Without the pictures, extract every line from the start of the material to the line containing "(obsfork) -- ([xshift=-18pt]\leafname.west) -- (\leafname.west);", both ends included.

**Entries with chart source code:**
===

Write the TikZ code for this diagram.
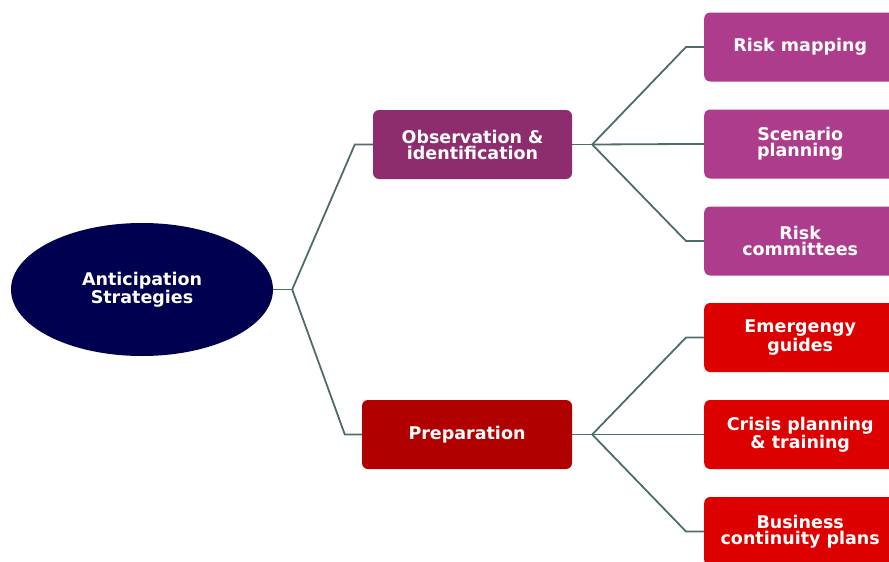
\documentclass[tikz,border=0pt]{standalone}
\usepackage{fontspec}
\setmainfont{DejaVu Sans}
\usepackage{xcolor}
\usepackage{tikz}
\usetikzlibrary{shapes.geometric, positioning}
\definecolor{RootNavy}{HTML}{000050}
\definecolor{ObsPlum}{HTML}{8E2D6E}
\definecolor{ObsPink}{HTML}{AD3C8D}
\definecolor{PrepRed}{HTML}{B00000}
\definecolor{PrepBright}{HTML}{DC0000}
\definecolor{LinkGrey}{HTML}{4F6B6B}

\begin{document}
\begin{tikzpicture}[x=1pt, y=-1pt, align=center, every node/.style={text=white, font=\fontsize{17.5}{16}\selectfont\bfseries, inner sep=0pt},
    branch/.style={rectangle, rounded corners=6pt, minimum height=69pt},
    leaf/.style={branch, anchor=west, minimum width=192pt},
    link/.style={draw=LinkGrey, line width=1.8pt}]
  \useasboundingbox (0,0) rectangle (889,562);
  \clip (0,0) rectangle (889,562);

  \node (root) [ellipse, fill=RootNavy, minimum width=262pt, minimum height=133pt] at (142,289.5) {Anticipation\\Strategies};

  \node (obs) [branch, fill=ObsPlum, minimum width=199pt] at (472.5,144.5) {Observation \&\\identification};
  \node (prep) [branch, fill=PrepRed, minimum width=210pt] at (467,434.5) {Preparation};

  \node (riskmap) [leaf, fill=ObsPink] at (704,47) {Risk mapping};
  \node (scenario) [leaf, fill=ObsPink] at (704,144) {Scenario\\planning};
  \node (committee) [leaf, fill=ObsPink] at (704,241) {Risk\\committees};
  \node (emergency) [leaf, fill=PrepBright] at (704,337.5) {Emergengy\\guides};
  \node (crisis) [leaf, fill=PrepBright] at (704,434.5) {Crisis planning\\\& training};
  \node (business) [leaf, fill=PrepBright] at (704,531.5) {Business\\continuity plans};

  \coordinate (rootfork) at ([xshift=19pt]root.east);
  \coordinate (obsfork) at ([xshift=20pt]obs.east);
  \coordinate (prepfork) at ([xshift=20pt]prep.east);

  \draw[link] (root.east) -- (rootfork);
  \draw[link] (rootfork) -- ([xshift=-18pt]obs.west) -- (obs.west);
  \draw[link] (rootfork) -- ([xshift=-17pt]prep.west) -- (prep.west);

  \draw[link] (obs.east) -- (obsfork);
  \foreach \leafname in {riskmap, scenario, committee}
    \draw[link] (obsfork) -- ([xshift=-18pt]\leafname.west) -- (\leafname.west);

  \draw[link] (prep.east) -- (prepfork);
  \foreach \leafname in {emergency, crisis, business}
    \draw[link] (prepfork) -- ([xshift=-18pt]\leafname.west) -- (\leafname.west);
\end{tikzpicture}
\end{document}
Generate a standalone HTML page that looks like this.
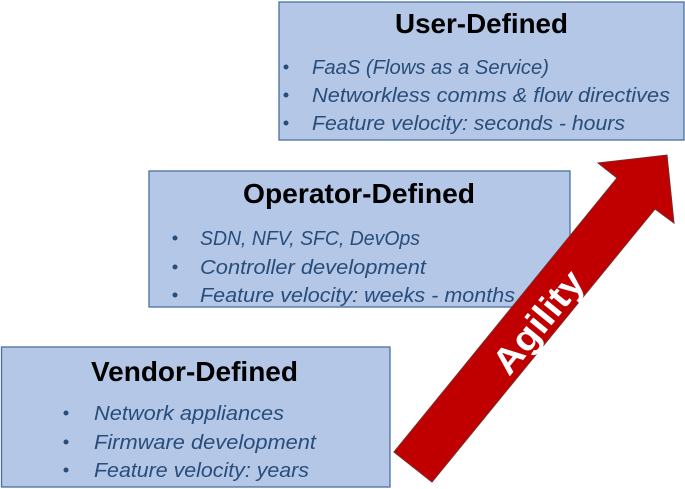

===

**Response:**
Write the TikZ code for this diagram.
\documentclass[tikz,border=0pt]{standalone}
\usepackage{fontspec}
\setmainfont{DejaVu Sans}
\usepackage{xcolor}
\usepackage{tikz}
\usetikzlibrary{shapes.geometric, positioning}
\definecolor{RootNavy}{HTML}{000050}
\definecolor{ObsPlum}{HTML}{8E2D6E}
\definecolor{ObsPink}{HTML}{AD3C8D}
\definecolor{PrepRed}{HTML}{B00000}
\definecolor{PrepBright}{HTML}{DC0000}
\definecolor{LinkGrey}{HTML}{4F6B6B}

\begin{document}
\begin{tikzpicture}[x=1pt, y=-1pt, align=center, every node/.style={text=white, font=\fontsize{17.5}{16}\selectfont\bfseries, inner sep=0pt},
    branch/.style={rectangle, rounded corners=6pt, minimum height=69pt},
    leaf/.style={branch, anchor=west, minimum width=192pt},
    link/.style={draw=LinkGrey, line width=1.8pt}]
  \useasboundingbox (0,0) rectangle (889,562);
  \clip (0,0) rectangle (889,562);

  \node (root) [ellipse, fill=RootNavy, minimum width=262pt, minimum height=133pt] at (142,289.5) {Anticipation\\Strategies};

  \node (obs) [branch, fill=ObsPlum, minimum width=199pt] at (472.5,144.5) {Observation \&\\identification};
  \node (prep) [branch, fill=PrepRed, minimum width=210pt] at (467,434.5) {Preparation};

  \node (riskmap) [leaf, fill=ObsPink] at (704,47) {Risk mapping};
  \node (scenario) [leaf, fill=ObsPink] at (704,144) {Scenario\\planning};
  \node (committee) [leaf, fill=ObsPink] at (704,241) {Risk\\committees};
  \node (emergency) [leaf, fill=PrepBright] at (704,337.5) {Emergengy\\guides};
  \node (crisis) [leaf, fill=PrepBright] at (704,434.5) {Crisis planning\\\& training};
  \node (business) [leaf, fill=PrepBright] at (704,531.5) {Business\\continuity plans};

  \coordinate (rootfork) at ([xshift=19pt]root.east);
  \coordinate (obsfork) at ([xshift=20pt]obs.east);
  \coordinate (prepfork) at ([xshift=20pt]prep.east);

  \draw[link] (root.east) -- (rootfork);
  \draw[link] (rootfork) -- ([xshift=-18pt]obs.west) -- (obs.west);
  \draw[link] (rootfork) -- ([xshift=-17pt]prep.west) -- (prep.west);

  \draw[link] (obs.east) -- (obsfork);
  \foreach \leafname in {riskmap, scenario, committee}
    \draw[link] (obsfork) -- ([xshift=-18pt]\leafname.west) -- (\leafname.west);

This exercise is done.